Date of Award

2014

Degree Type

Dissertation

Degree Name

Doctor of Philosophy (PhD)

Graduate Group

City & Regional Planning

First Advisor

John Landis

Abstract

In order to investigate the role of high-speed rail (HSR) investment in aiding the transformation process of urban agglomeration economies, this study focuses on three fundamental questions through an observation of more than 100 French cities. First, how has HSR investment impacted the reshaping of accessibility patterns in France? Using rail travel timetables from 1982 to 2009, I adopt gravity models to identify the spatial distribution of accessibility in France. I find that although the introduction of HSR improved the level of mobility and accessibility both between Paris and other cities and among cities in general, this was unequal and depended upon the location of cities relative to the newly built HSR line. Second, does HSR investment induce agglomeration economies? If so, how? I use commune-level panel data to study the economic performance of HSR cities by using a matched-pair analysis and various regression models with instrumental variables.
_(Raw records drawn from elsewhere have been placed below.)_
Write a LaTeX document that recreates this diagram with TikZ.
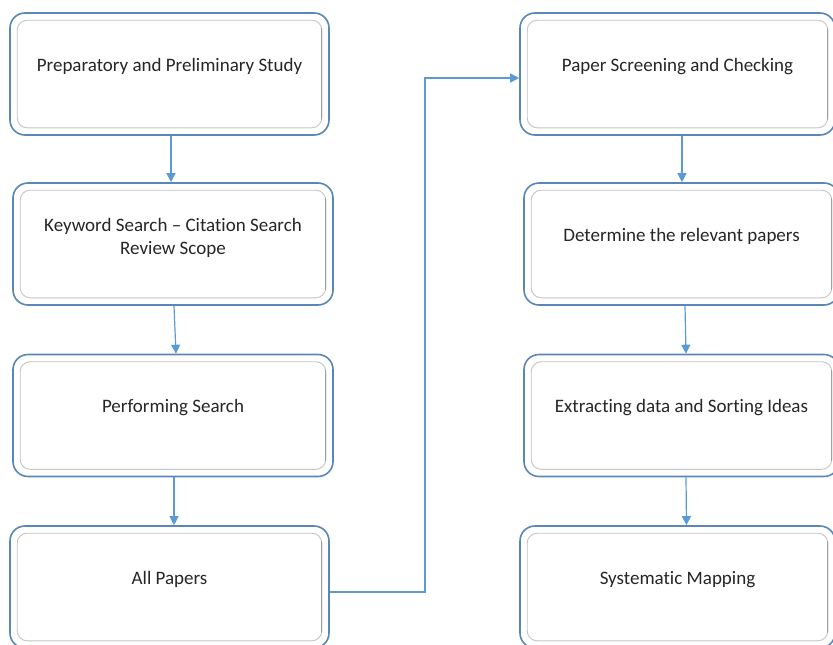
\documentclass[tikz,border=0pt]{standalone}
\usepackage{fontspec}
\setmainfont{Carlito}[Ligatures=NoCommon]
\usetikzlibrary{arrows.meta,calc}
\definecolor{boxblue}{HTML}{5A86B8}
\definecolor{arrblue}{HTML}{5B9BD5}
\definecolor{innergray}{HTML}{C4C4C4}
\definecolor{txtcol}{HTML}{262626}
\tikzset{
  outerbox/.style={draw=boxblue, line width=1.6pt, rounded corners=15pt, minimum height=122pt, inner sep=0pt, fill=white},
  lbl/.style={text=txtcol, font=\fontsize{19}{23}\selectfont, align=center, inner sep=0pt},
  arr/.style={draw=arrblue, line width=1.2pt, -{Triangle[length=9pt,width=9pt]}},
}
\newcommand{\innerb}[1]{%
  \draw[innergray, line width=0.9pt, rounded corners=10pt] ([shift={(8pt,-8pt)}]#1.north west) rectangle ([shift={(-8pt,8pt)}]#1.south east);
  \draw[gray!75, line width=0.7pt] ([shift={(-8pt,-16pt)}]#1.north east) -- ([shift={(-8pt,16pt)}]#1.south east);
}
\begin{document}
\begin{tikzpicture}[x=1pt,y=-1pt]
\useasboundingbox (0,0) rectangle (833,645);
\node[outerbox, minimum width=319pt] (b1) at (169.5,74) {};
\node[outerbox, minimum width=320pt] (b2) at (173,244) {};
\node[outerbox, minimum width=320pt] (b3) at (173,415.5) {};
\node[outerbox, minimum width=319pt] (b4) at (169.5,587) {};
\node[outerbox, minimum width=315pt] (b5) at (677.5,74) {};
\node[outerbox, minimum width=315pt] (b6) at (681.5,244) {};
\node[outerbox, minimum width=315pt] (b7) at (681.5,415.5) {};
\node[outerbox, minimum width=315pt] (b8) at (677.5,587) {};
\foreach \b in {b1,b2,b3,b4,b5,b6,b7,b8} {\innerb{\b}}
\node[lbl] (t1) at ([yshift=7.5pt]b1.center) {Preparatory and Preliminary Study};
\node[lbl] (t2) at ([yshift=6.5pt]b2.center) {Keyword Search -- Citation Search\\Review Scope};
\node[lbl] (t3) at ([yshift=7.5pt]b3.center) {Performing Search};
\node[lbl] (t4) at ([yshift=7.5pt]b4.center) {All Papers};
\node[lbl] (t5) at ([yshift=7.5pt]b5.center) {Paper Screening and Checking};
\node[lbl] (t6) at ([yshift=7.5pt]b6.center) {Determine the relevant papers};
\node[lbl] (t7) at ([yshift=7.5pt]b7.center) {Extracting data and Sorting Ideas};
\node[lbl] (t8) at ([yshift=7.5pt]b8.center) {Systematic Mapping};
\coordinate (j) at (425,78);
\draw[arr] ([xshift=1.5pt]b1.south) -- ([xshift=-2pt]b2.north);
\draw[arr] ([xshift=1pt]b2.south) -- ([xshift=3pt]b3.north);
\draw[arr] ([xshift=1pt]b3.south) -- ([xshift=4.5pt]b4.north);
\draw[arr] ([yshift=-5pt]b4.east) -| (j) -- ([yshift=-4pt]b5.west);
\draw[arr] ([xshift=4.5pt]b5.south) -- ([xshift=0.5pt]b6.north);
\draw[arr] ([xshift=3.5pt]b6.south) -- ([xshift=4.5pt]b7.north);
\draw[arr] ([xshift=4.5pt]b7.south) -- ([xshift=9pt]b8.north);
\end{tikzpicture}
\end{document}
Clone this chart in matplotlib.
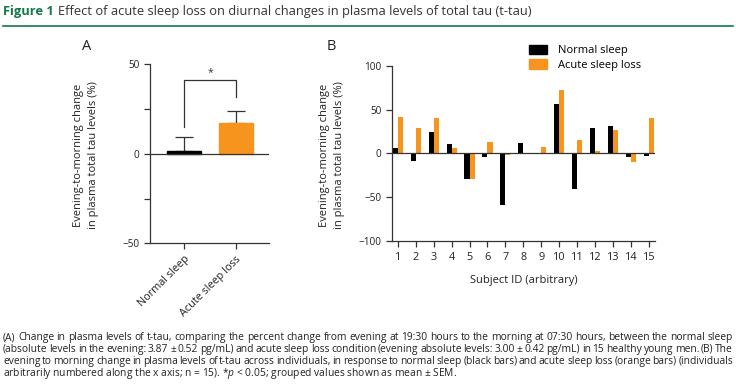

I find that the key determinant for boosting agglomeration economies is the level of HSR train frequencies to/from Paris, rather than travel-time savings. Moreover, panel estimation shows that the evidence for the economic impact of HSR investment is mixed and location specific. However, the impact of HSR on the knowledge-based job market is positive. Finally, what is the effect of the spatial competition of HSR investment on the location choices of French firms? I develop a survey and in-depth interview approaches to conclude that most firms in France do not believe HSR itself can influence location choice or make a significant contribution to company growth. Instead, factors related to land value appear to be the most influential determinant in the distribution and relocation of firms, particularly knowledge-based firms. In conclusion, the evidence suggests that investment in HSR needs to be considered rationally, and factors such as the optimal competitive advantage of HSR and daily HSR train frequencies should be taken into account. In addition, regardless of where an HSR station is located, a well-developed and efficient local transportation service will maximize the benefits of the HSR service itself and expand the market coverage.